##### PROVIDED DATA #####
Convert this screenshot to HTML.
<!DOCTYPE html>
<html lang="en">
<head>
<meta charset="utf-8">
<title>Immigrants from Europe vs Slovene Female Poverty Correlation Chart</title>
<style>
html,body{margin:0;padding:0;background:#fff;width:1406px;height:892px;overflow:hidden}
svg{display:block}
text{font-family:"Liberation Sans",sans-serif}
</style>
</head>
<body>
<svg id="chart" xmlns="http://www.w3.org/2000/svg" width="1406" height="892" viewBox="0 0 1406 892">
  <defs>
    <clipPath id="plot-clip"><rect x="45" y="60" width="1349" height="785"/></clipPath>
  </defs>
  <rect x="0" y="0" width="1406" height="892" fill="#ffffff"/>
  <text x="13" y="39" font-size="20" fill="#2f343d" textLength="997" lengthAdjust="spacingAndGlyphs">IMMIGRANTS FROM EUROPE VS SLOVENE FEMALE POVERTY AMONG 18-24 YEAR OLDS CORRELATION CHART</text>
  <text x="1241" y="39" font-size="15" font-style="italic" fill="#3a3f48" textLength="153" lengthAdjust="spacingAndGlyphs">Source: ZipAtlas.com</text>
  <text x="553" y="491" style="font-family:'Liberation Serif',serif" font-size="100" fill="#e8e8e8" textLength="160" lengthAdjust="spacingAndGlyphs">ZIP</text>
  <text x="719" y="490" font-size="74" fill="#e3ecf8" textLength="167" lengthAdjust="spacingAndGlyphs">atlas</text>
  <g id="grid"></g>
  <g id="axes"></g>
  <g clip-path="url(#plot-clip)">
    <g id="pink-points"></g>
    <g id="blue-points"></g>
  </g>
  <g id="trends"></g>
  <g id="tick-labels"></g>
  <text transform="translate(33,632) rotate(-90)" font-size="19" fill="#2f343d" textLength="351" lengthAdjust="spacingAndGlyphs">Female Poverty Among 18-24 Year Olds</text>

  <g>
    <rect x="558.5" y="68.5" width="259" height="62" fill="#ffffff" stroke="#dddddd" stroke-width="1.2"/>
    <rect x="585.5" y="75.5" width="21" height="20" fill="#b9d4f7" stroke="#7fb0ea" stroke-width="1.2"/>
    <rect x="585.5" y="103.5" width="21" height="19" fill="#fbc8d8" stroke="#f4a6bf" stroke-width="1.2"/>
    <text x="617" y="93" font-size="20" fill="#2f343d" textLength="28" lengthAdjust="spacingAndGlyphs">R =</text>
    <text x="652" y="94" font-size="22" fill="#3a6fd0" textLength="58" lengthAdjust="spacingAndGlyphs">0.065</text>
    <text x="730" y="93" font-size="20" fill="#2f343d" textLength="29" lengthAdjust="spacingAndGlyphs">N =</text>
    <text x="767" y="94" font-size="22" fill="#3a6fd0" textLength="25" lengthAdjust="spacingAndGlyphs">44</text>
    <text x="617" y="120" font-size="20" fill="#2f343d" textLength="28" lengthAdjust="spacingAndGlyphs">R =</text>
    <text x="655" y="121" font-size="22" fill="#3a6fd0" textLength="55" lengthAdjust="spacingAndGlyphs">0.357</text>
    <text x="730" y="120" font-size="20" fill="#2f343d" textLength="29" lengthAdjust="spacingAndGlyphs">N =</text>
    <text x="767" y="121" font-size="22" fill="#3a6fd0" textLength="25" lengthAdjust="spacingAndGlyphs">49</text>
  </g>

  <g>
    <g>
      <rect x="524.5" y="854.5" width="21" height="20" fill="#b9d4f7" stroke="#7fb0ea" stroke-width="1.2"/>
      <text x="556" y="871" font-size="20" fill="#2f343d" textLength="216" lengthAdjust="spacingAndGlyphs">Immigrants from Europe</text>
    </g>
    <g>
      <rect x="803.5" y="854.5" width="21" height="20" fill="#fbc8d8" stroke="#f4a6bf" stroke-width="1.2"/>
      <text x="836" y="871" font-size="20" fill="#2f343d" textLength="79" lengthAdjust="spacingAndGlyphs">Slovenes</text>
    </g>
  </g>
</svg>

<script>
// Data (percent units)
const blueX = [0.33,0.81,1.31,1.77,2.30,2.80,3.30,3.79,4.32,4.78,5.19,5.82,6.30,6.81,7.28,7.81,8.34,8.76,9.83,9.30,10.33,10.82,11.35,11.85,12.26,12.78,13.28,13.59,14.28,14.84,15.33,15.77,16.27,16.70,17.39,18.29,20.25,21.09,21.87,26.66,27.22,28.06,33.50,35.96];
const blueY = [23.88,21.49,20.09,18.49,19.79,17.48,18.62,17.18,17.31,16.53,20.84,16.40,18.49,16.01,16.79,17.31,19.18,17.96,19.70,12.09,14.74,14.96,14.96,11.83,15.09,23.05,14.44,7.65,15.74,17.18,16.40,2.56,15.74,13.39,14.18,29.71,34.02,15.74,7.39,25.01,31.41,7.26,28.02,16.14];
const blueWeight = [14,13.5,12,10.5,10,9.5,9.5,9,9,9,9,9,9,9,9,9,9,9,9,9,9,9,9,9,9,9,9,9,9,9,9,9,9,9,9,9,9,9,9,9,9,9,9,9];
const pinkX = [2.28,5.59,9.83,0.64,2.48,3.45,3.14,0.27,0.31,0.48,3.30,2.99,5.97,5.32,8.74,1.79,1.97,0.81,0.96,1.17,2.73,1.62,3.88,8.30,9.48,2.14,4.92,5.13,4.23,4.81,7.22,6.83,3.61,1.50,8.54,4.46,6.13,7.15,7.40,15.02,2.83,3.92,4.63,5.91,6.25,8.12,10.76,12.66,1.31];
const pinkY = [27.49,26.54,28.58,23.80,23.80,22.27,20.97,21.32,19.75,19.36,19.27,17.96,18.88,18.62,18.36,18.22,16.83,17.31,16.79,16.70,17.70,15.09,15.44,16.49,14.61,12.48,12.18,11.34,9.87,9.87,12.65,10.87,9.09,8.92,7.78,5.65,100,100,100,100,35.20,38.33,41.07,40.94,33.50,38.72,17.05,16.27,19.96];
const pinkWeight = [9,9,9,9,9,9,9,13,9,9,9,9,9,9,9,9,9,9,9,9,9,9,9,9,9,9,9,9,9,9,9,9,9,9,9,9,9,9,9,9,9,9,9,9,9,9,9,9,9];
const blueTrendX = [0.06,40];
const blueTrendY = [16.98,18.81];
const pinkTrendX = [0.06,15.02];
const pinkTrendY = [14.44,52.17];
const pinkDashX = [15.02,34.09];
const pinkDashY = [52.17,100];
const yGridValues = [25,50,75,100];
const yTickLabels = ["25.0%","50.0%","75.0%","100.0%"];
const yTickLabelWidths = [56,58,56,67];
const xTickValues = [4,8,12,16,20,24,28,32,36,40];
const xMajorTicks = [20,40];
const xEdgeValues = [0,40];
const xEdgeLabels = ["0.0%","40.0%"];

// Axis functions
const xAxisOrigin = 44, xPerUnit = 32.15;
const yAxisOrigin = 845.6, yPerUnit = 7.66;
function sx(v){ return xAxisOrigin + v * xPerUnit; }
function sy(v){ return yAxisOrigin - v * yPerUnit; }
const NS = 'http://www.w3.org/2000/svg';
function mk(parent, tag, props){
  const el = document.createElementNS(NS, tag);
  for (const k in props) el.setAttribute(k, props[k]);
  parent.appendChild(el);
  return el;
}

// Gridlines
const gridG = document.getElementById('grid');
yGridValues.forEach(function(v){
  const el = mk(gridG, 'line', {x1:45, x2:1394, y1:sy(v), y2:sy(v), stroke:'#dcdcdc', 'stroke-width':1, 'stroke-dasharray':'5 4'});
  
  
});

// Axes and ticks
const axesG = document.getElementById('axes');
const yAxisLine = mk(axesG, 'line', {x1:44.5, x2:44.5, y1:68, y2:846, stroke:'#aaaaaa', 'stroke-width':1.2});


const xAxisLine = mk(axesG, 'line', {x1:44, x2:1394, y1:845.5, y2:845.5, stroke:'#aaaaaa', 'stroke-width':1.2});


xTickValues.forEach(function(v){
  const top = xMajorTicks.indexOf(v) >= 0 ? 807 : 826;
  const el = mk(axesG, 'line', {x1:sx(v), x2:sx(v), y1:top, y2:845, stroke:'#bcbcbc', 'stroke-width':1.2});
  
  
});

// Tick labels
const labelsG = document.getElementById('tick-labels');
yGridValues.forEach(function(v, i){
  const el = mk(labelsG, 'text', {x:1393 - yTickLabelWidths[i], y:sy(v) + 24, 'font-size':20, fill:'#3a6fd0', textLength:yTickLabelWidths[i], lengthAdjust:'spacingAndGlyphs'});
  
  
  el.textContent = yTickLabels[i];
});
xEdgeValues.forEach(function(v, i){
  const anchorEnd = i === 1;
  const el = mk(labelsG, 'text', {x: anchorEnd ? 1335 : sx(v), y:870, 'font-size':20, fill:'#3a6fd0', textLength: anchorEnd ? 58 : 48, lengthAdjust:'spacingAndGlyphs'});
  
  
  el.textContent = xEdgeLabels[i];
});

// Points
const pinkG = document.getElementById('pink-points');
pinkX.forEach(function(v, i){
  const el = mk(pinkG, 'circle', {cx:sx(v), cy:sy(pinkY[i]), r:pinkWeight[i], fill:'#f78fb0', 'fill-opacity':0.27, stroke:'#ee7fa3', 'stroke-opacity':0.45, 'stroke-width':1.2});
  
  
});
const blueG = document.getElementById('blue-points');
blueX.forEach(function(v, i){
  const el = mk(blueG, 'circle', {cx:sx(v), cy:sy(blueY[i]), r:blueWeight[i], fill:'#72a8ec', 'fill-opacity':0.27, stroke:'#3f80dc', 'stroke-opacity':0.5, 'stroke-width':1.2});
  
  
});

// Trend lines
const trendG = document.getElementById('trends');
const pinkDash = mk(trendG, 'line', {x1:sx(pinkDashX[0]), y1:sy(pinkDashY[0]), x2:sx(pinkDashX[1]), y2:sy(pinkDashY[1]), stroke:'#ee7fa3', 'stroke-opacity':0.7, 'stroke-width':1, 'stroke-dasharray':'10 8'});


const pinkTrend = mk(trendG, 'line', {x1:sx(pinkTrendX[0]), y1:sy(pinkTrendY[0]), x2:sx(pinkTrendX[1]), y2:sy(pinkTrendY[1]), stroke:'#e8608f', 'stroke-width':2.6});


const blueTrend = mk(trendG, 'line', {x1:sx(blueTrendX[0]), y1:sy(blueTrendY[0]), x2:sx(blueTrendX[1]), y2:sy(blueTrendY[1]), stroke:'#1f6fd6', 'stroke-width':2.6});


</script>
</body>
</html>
#####
→ **EXERCISE AIM**
Write out a verbatim copy of the data, beginning with its first line and ending with the line that contains "18-24 Year Olds</text>".

→ **SOLUTION TO THE EXERCISE**
Convert this screenshot to HTML.
<!DOCTYPE html>
<html lang="en">
<head>
<meta charset="utf-8">
<title>Immigrants from Europe vs Slovene Female Poverty Correlation Chart</title>
<style>
html,body{margin:0;padding:0;background:#fff;width:1406px;height:892px;overflow:hidden}
svg{display:block}
text{font-family:"Liberation Sans",sans-serif}
</style>
</head>
<body>
<svg id="chart" xmlns="http://www.w3.org/2000/svg" width="1406" height="892" viewBox="0 0 1406 892">
  <defs>
    <clipPath id="plot-clip"><rect x="45" y="60" width="1349" height="785"/></clipPath>
  </defs>
  <rect x="0" y="0" width="1406" height="892" fill="#ffffff"/>
  <text x="13" y="39" font-size="20" fill="#2f343d" textLength="997" lengthAdjust="spacingAndGlyphs">IMMIGRANTS FROM EUROPE VS SLOVENE FEMALE POVERTY AMONG 18-24 YEAR OLDS CORRELATION CHART</text>
  <text x="1241" y="39" font-size="15" font-style="italic" fill="#3a3f48" textLength="153" lengthAdjust="spacingAndGlyphs">Source: ZipAtlas.com</text>
  <text x="553" y="491" style="font-family:'Liberation Serif',serif" font-size="100" fill="#e8e8e8" textLength="160" lengthAdjust="spacingAndGlyphs">ZIP</text>
  <text x="719" y="490" font-size="74" fill="#e3ecf8" textLength="167" lengthAdjust="spacingAndGlyphs">atlas</text>
  <g id="grid"></g>
  <g id="axes"></g>
  <g clip-path="url(#plot-clip)">
    <g id="pink-points"></g>
    <g id="blue-points"></g>
  </g>
  <g id="trends"></g>
  <g id="tick-labels"></g>
  <text transform="translate(33,632) rotate(-90)" font-size="19" fill="#2f343d" textLength="351" lengthAdjust="spacingAndGlyphs">Female Poverty Among 18-24 Year Olds</text>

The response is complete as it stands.